Current value accounting The move towards current value accounting has already taken a number of steps. Entities are now permitted to revalue non-current assets such as land and buildings in line with market value and financial assets and liabilities such as securities and investments can be carried at fair value, defined in IFRS 13 as: ‘the price that would be received to sell an asset or paid to transfer a liability in an orderly transaction between market participants at the measurement date’. T/F
Current value accounting The move towards current value accounting has already taken a number of steps. Entities are now permitted to revalue non-current assets such as land and buildings in line with market value and financial assets and liabilities such as securities and investments can be carried at fair value, defined in IFRS 13 as: ‘the price that would be received to sell an asset or paid to transfer a liability in an orderly transaction between market participants at the measurement date’.
We will now go on to look at two alternative systems which have sought in the past to address the shortcomings of historical cost accounting – current purchasing power (CPP) and current cost accounting (CCA). We begin by looking at the fundamental difference between these two systems – a different concept of capital maintenance and therefore of profit. T/F
We will now go on to look at two alternative systems which have sought in the past to address the shortcomings of historical cost accounting – current purchasing power (CPP) and current cost accounting (CCA). We begin by looking at the fundamental difference between these two systems – a different concept of capital maintenance and therefore of profit.`
Define Capital & physical concept of capital
Capital. Under a financial concept of capital, such as invested money or invested purchasing power, capital is the net assets or equity of the entity. The financial concept of capital is adopted by most entities. Under a physical concept of capital, such as operating capability, capital is the productive capacity of the entity based on, for example, units of output per day.
Define profit
Profit. The residual amount that remains after expenses (including capital maintenance adjustments, where appropriate) have been deducted from income. Any amount over and above that required to maintain the capital at the beginning of the period is profit.

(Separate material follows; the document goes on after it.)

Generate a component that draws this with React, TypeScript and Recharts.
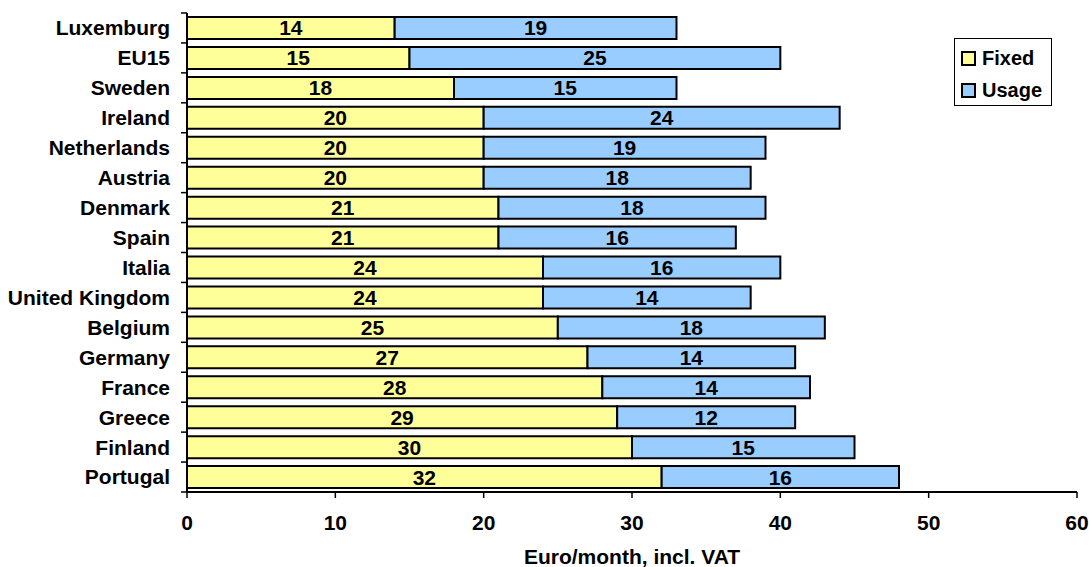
import React from 'react';
import { BarChart, Bar, XAxis, YAxis, LabelList, Legend } from 'recharts';

const countries = ['Luxemburg', 'EU15', 'Sweden', 'Ireland', 'Netherlands', 'Austria', 'Denmark', 'Spain', 'Italia', 'United Kingdom', 'Belgium', 'Germany', 'France', 'Greece', 'Finland', 'Portugal'];
const fixedValues = [14, 15, 18, 20, 20, 20, 21, 21, 24, 24, 25, 27, 28, 29, 30, 32];
const usageValues = [19, 25, 15, 24, 19, 18, 18, 16, 16, 14, 18, 14, 14, 12, 15, 16];
const xTicks = [0, 10, 20, 30, 40, 50, 60];
const seriesNames = ['Fixed', 'Usage'];
const seriesColors = ['#FFFF99', '#99CCFF'];
const axisTitle = 'Euro/month, incl. VAT';

const data = countries.map((name, i) => ({ name, fixed: fixedValues[i], usage: usageValues[i] }));

const W = 1089;
const H = 567;
const MARGIN = { top: 13, right: 12, bottom: 0, left: 0 };
const X_AXIS_H = 75;
const Y_AXIS_W = 187;
const FONT = '"Liberation Sans", Arial, sans-serif';
const FS = 21;
const BAND = (H - MARGIN.top - MARGIN.bottom - X_AXIS_H) / countries.length;

const YTick = (props: any) => {
  const { x, y, payload, index } = props;
  const isLast = index === countries.length - 1;
  return (
    <g>
      <line x1={x - 6} x2={x} y1={y - BAND / 2} y2={y - BAND / 2} stroke="#000" strokeWidth={1.5} />
      {isLast && <line x1={x - 6} x2={x} y1={y + BAND / 2} y2={y + BAND / 2} stroke="#000" strokeWidth={1.5} />}
      <text x={x - 17} y={y} dy="0.355em" textAnchor="end" fontFamily={FONT} fontWeight="bold" fontSize={FS} fill="#000">
        {payload.value}
      </text>
    </g>
  );
};

const LegendBox = () => (
  <div
    style={{
      width: 98,
      height: 68,
      border: '1px solid #000',
      boxSizing: 'border-box',
      background: '#fff',
      paddingTop: 3,
      paddingLeft: 6,
      fontFamily: FONT,
      fontWeight: 'bold',
      fontSize: 20,
      color: '#000',
    }}
  >
    {seriesNames.map((n, i) => (
      <div key={n} style={{ display: 'flex', alignItems: 'center', height: 32 }}>
        <div
          style={{
            width: 15,
            height: 15,
            boxSizing: 'border-box',
            border: '2px solid #000',
            background: seriesColors[i],
            marginRight: 6,
          }}
        />
        <span>{n}</span>
      </div>
    ))}
  </div>
);

export default function App() {
  return (
    <div style={{ position: 'absolute', left: 0, top: 0, background: '#fff' }}>
      <BarChart width={W} height={H} data={data} layout="vertical" margin={MARGIN} barSize={22}>
        <XAxis
          type="number"
          domain={[0, 60]}
          ticks={xTicks}
          interval={0}
          height={X_AXIS_H}
          axisLine={{ stroke: '#000', strokeWidth: 2 }}
          tickLine={{ stroke: '#000', strokeWidth: 1.5 }}
          tickSize={6}
          tickMargin={17}
          tick={{ fill: '#000', fontFamily: FONT, fontWeight: 'bold', fontSize: FS }}
          label={{ value: axisTitle, position: 'insideBottom', offset: 3, fill: '#000', fontFamily: FONT, fontWeight: 'bold', fontSize: FS }}
        />
        <XAxis
          xAxisId="top"
          orientation="top"
          type="number"
          domain={[0, 60]}
          height={0}
          tick={false}
          tickLine={false}
          axisLine={{ stroke: '#888', strokeWidth: 2 }}
        />
        <YAxis
          type="category"
          dataKey="name"
          width={Y_AXIS_W}
          interval={0}
          tickSize={0}
          tickMargin={0}
          tickLine={false}
          axisLine={{ stroke: '#000', strokeWidth: 2 }}
          tick={<YTick />}
        />
        <YAxis
          yAxisId="right"
          orientation="right"
          type="category"
          dataKey="name"
          width={0}
          tick={false}
          tickLine={false}
          axisLine={{ stroke: '#888', strokeWidth: 2 }}
        />
        <Legend
          layout="vertical"
          align="center"
          verticalAlign="middle"
          content={<LegendBox />}
          wrapperStyle={{ position: 'absolute', left: 954, top: 38, width: 98, height: 68 }}
        />
        <Bar dataKey="fixed" name={seriesNames[0]} stackId="a" fill={seriesColors[0]} stroke="#000" strokeWidth={2} isAnimationActive={false}>
          <LabelList dataKey="fixed" position="center" fill="#000" fontFamily={FONT} fontWeight="bold" fontSize={FS} />
        </Bar>
        <Bar dataKey="usage" name={seriesNames[1]} stackId="a" fill={seriesColors[1]} stroke="#000" strokeWidth={2} isAnimationActive={false}>
          <LabelList dataKey="usage" position="center" fill="#000" fontFamily={FONT} fontWeight="bold" fontSize={FS} />
        </Bar>
      </BarChart>
    </div>
  );
}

The main difference between the two concepts of capital maintenance is the treatment of the effects of changes in the prices of assets and liabilities of the entity. In general terms, an entity has maintained its capital if it has as much capital at the end of the period as it had at the beginning of the period. Any amount over and above that required to maintain the capital at the beginning of the period is profit:
(a) Financial capital maintenance: profit is the increase in nominal money capital over the period. This is the concept used in CPP, and used under historical cost accounting. (b) Physical capital maintenance: profit is the increase in the physical productive capacity over the period. This is the concept used in CCA
Capital maintenance in times of inflation Profit can be measured as the difference between how wealthy a company is at the beginning and at the end of an accounting period.
(a) This wealth can be expressed in terms of the capital of a company as shown in its opening and closing statements of financial position. (b) A business which maintains its capital unchanged during an accounting period can be said to have broken even. (c) Once capital has been maintained, anything achieved in excess represents profit.
Define Current purchasing power (CPP)
CPP accounting is a method of accounting for general (not specific) inflation. It does so by expressing asset values in a stable monetary unit, the $ of current purchasing power.
To counter the problems of specific price inflation some system of current value accounting may be used (such as current cost accounting). The capital maintenance concepts underlying current value systems do not attempt to allow for the maintenance of real value in money terms. Current purchasing power (CPP) accounting is based on a different concept of capital maintenanc
CPP measures profits as the increase in the current purchasing power of equity. Profits are therefore stated after allowing for the declining purchasing power of money due to price inflation.
The advantages and disadvantages of CPP accounting
a) The restatement of asset values in terms of a stable money value provides a more meaningful basis of comparison with other companies. Similarly, provided that previous years’ profits are re-valued into CPP terms, it is also possible to compare the current year’s results with past performance. (b) Profit is measured in ‘real’ terms and excludes ‘inflationary value increments’. This enables better forecasts of future prospects to be made. (c) CPP avoids the subjective valuations of current value accounting, because a single price index is applied to all non-monetary assets. (d) CPP provides a stable monetary unit with which to value profit and capital; ie $c. (e) Since it is based on historical cost accounting, raw data is easily verified, and measurements of value can be readily audited.
The disadvantages and disadvantages of CPP accounting
a) It is not clear what $c means. ‘Generalised purchasing power’ as measured by a retail price index, or indeed any other general price index, has no obvious practical significance. ‘Generalised purchasing power has no relevance to any person or entity because no such thing exists in reality, except as a statistician’s computation.’ (T A Lee) (b) The use of indices inevitably involves approximations in the measurements of value. (c) The value of assets in a CPP statement of financial position has less meaning than a current value statement of financial position. It cannot be supposed that the CPP value of net assets reflects: (i) The general goods and services that could be bought if the assets were released (ii) The consumption of general goods and services that would have to be forgone to replace those assets In this respect, a CPP statement of financial position has similar drawbacks to an historical cost statement of financial position.
Current cost accounting (CCA) reflects an approach to capital maintenance based on maintaining the operating capability of a business. The conceptual basis of CCA is that the value of assets consumed or sold, and the value of assets in the statement of financial position, should be stated at their value to the business (also known as ‘deprival value’). T/F
Current cost accounting (CCA) reflects an approach to capital maintenance based on maintaining the operating capability of a business. The conceptual basis of CCA is that the value of assets consumed or sold, and the value of assets in the statement of financial position, should be stated at their value to the business (also known as ‘deprival value’).
Define deprival value
The deprival value of an asset is the loss which a business entity would suffer if it were deprived of the use of the asset.